Repeat verbatim only the lines from the one with "Generate a Python" through the one with "r2 = 0.8644", both ends kept. Pictures stay out.

Supplied information:
——
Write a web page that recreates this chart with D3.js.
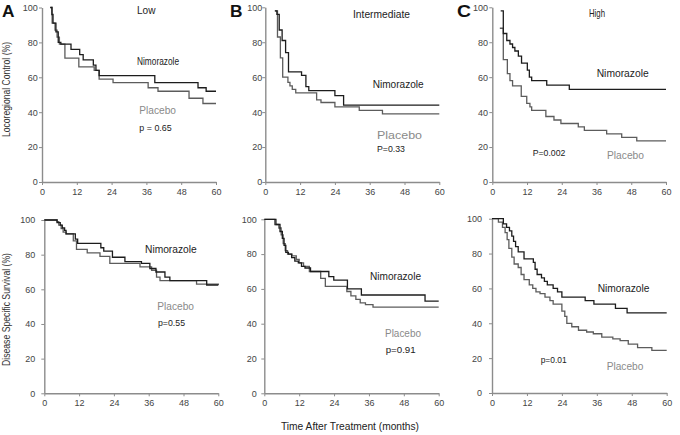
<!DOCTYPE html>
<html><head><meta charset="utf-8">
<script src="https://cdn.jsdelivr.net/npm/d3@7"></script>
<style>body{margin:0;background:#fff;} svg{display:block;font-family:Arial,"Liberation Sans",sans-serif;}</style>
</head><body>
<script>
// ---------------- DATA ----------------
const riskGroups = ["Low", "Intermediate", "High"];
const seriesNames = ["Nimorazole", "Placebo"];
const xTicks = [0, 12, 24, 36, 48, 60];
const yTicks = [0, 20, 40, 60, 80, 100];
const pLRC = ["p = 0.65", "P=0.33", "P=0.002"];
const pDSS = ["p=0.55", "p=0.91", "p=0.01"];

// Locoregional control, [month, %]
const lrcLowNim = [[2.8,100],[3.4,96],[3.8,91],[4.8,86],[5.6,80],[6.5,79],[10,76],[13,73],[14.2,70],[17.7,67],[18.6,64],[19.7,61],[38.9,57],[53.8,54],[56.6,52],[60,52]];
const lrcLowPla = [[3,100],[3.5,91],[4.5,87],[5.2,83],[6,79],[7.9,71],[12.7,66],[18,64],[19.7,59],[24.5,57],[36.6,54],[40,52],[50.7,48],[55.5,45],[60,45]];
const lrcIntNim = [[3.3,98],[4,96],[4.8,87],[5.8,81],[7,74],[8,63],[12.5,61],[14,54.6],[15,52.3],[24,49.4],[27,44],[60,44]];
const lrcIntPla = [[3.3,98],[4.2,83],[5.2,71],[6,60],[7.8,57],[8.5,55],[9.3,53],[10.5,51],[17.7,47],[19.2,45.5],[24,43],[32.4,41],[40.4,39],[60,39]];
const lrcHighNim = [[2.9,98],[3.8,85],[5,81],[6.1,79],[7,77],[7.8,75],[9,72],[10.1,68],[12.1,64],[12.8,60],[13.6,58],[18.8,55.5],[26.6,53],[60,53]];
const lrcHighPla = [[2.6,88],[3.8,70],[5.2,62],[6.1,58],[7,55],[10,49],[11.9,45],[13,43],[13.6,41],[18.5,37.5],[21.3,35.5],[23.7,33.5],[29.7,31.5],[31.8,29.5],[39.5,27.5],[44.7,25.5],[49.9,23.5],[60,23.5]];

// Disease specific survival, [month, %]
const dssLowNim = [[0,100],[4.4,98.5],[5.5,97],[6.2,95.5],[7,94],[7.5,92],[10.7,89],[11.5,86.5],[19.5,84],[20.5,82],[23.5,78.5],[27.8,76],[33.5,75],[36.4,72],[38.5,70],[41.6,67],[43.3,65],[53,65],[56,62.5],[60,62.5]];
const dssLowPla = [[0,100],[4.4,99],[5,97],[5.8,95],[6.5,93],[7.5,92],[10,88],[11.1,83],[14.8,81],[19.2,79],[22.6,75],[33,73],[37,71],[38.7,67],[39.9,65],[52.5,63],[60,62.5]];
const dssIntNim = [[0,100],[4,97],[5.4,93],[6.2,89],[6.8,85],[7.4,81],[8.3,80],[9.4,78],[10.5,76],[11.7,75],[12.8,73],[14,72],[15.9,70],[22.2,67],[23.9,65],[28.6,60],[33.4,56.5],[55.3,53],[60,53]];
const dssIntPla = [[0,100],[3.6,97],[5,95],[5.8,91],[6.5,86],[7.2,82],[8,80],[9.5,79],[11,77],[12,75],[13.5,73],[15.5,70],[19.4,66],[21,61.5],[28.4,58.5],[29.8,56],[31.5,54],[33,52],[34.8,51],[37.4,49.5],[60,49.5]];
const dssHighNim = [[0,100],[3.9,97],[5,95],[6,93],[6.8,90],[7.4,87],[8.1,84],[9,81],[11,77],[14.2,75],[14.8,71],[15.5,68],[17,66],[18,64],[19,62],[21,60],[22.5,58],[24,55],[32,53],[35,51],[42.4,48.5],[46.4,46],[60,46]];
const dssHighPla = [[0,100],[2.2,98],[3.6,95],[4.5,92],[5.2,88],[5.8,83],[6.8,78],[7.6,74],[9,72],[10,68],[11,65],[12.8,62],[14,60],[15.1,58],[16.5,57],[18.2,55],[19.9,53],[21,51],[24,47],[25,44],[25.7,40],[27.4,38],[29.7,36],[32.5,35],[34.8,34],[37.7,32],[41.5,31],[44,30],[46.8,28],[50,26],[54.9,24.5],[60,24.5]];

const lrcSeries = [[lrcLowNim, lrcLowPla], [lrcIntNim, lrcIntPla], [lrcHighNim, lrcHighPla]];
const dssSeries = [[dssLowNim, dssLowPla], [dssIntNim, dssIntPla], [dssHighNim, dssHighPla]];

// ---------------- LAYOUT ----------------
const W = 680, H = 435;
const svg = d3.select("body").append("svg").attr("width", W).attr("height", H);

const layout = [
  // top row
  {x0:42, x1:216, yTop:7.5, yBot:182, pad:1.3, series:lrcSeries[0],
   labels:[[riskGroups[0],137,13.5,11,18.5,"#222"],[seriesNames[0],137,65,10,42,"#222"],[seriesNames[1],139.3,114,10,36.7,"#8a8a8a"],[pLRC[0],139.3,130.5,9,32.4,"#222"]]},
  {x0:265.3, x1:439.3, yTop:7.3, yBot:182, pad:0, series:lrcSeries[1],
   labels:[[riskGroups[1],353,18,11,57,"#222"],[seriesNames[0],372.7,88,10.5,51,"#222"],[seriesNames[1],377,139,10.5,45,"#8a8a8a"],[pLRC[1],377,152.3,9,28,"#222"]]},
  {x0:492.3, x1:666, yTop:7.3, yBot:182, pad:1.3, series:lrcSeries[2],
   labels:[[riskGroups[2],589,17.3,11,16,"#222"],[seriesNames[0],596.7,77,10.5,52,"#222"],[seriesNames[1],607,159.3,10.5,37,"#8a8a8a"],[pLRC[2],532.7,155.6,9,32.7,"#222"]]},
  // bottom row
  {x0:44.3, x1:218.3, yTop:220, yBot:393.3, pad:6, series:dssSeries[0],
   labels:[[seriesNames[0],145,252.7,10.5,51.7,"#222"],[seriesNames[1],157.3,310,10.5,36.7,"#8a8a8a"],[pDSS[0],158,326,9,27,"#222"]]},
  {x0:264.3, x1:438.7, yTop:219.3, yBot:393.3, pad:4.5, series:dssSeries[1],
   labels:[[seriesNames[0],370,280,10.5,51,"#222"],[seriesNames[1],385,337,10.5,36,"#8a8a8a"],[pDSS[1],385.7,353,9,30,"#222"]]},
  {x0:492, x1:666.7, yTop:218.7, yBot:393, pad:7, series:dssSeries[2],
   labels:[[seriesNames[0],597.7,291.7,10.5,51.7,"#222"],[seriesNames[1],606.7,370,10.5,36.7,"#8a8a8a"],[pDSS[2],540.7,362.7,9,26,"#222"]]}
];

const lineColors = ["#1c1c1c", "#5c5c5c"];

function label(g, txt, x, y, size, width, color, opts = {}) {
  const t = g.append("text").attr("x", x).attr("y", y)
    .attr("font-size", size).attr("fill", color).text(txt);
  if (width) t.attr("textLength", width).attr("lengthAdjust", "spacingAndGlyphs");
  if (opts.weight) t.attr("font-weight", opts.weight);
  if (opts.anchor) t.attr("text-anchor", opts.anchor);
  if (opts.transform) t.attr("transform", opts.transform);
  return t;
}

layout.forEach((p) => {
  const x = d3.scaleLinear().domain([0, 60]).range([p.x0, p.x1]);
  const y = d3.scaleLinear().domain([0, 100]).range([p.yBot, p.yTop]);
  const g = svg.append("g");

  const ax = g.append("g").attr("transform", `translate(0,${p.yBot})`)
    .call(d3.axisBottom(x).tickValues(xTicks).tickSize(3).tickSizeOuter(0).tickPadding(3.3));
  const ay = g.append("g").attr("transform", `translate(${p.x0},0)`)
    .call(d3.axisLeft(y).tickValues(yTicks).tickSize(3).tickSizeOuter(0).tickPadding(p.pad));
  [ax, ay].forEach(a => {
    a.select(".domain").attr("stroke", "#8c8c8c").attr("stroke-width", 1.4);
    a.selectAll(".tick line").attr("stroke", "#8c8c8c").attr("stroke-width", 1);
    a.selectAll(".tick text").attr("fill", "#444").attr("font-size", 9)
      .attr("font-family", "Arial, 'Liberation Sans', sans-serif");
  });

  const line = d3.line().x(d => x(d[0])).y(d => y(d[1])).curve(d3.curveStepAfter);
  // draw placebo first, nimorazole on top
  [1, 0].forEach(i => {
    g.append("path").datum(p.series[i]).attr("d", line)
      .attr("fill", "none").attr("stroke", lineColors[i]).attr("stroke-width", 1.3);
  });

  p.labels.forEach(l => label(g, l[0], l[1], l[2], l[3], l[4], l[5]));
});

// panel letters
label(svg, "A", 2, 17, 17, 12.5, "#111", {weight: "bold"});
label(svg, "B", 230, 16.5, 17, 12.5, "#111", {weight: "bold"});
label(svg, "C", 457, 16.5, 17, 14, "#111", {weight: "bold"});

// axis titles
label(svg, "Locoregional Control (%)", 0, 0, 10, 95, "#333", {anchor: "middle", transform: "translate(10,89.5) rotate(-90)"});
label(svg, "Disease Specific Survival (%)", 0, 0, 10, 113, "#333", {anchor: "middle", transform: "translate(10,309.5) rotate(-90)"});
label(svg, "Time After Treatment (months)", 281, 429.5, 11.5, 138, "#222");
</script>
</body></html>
——
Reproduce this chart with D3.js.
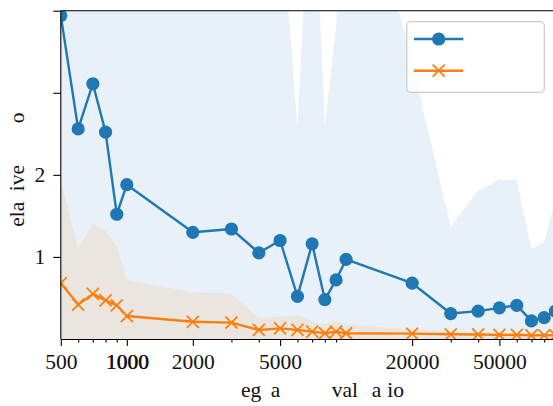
——
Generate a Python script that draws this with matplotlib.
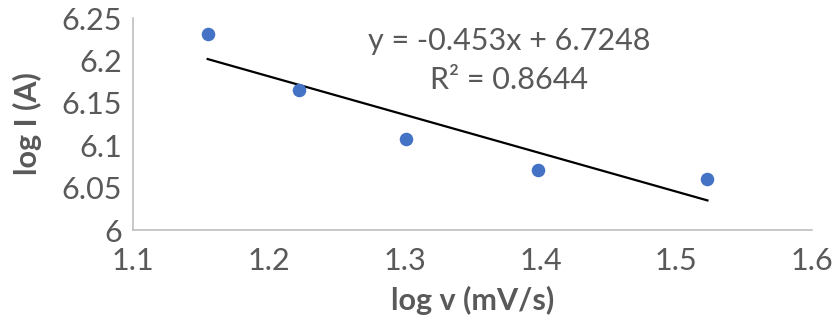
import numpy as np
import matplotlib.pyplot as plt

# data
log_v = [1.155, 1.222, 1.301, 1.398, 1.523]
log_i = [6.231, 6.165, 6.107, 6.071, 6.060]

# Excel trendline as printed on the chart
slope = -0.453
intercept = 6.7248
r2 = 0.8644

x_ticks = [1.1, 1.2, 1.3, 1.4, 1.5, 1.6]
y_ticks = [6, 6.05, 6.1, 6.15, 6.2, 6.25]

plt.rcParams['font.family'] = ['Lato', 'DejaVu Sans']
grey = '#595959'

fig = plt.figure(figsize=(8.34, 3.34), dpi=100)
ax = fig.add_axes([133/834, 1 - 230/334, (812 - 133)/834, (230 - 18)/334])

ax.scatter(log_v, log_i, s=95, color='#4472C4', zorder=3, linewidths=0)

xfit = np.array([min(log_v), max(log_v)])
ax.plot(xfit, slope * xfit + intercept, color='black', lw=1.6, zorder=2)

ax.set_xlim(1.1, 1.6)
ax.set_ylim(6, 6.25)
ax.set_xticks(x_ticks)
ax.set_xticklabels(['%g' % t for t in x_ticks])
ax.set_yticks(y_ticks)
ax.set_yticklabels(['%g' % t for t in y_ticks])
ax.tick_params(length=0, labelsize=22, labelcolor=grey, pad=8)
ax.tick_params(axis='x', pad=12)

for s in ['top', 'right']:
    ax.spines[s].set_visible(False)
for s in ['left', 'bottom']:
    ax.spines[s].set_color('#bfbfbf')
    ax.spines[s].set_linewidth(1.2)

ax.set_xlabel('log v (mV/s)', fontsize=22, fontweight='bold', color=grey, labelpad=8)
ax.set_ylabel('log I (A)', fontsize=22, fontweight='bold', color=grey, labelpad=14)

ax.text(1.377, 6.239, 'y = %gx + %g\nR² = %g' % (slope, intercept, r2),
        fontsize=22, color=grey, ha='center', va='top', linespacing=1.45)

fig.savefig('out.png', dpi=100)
——
Written solution:
Generate a Python script that draws this with matplotlib.
import numpy as np
import matplotlib.pyplot as plt

# data
log_v = [1.155, 1.222, 1.301, 1.398, 1.523]
log_i = [6.231, 6.165, 6.107, 6.071, 6.060]

# Excel trendline as printed on the chart
slope = -0.453
intercept = 6.7248
r2 = 0.8644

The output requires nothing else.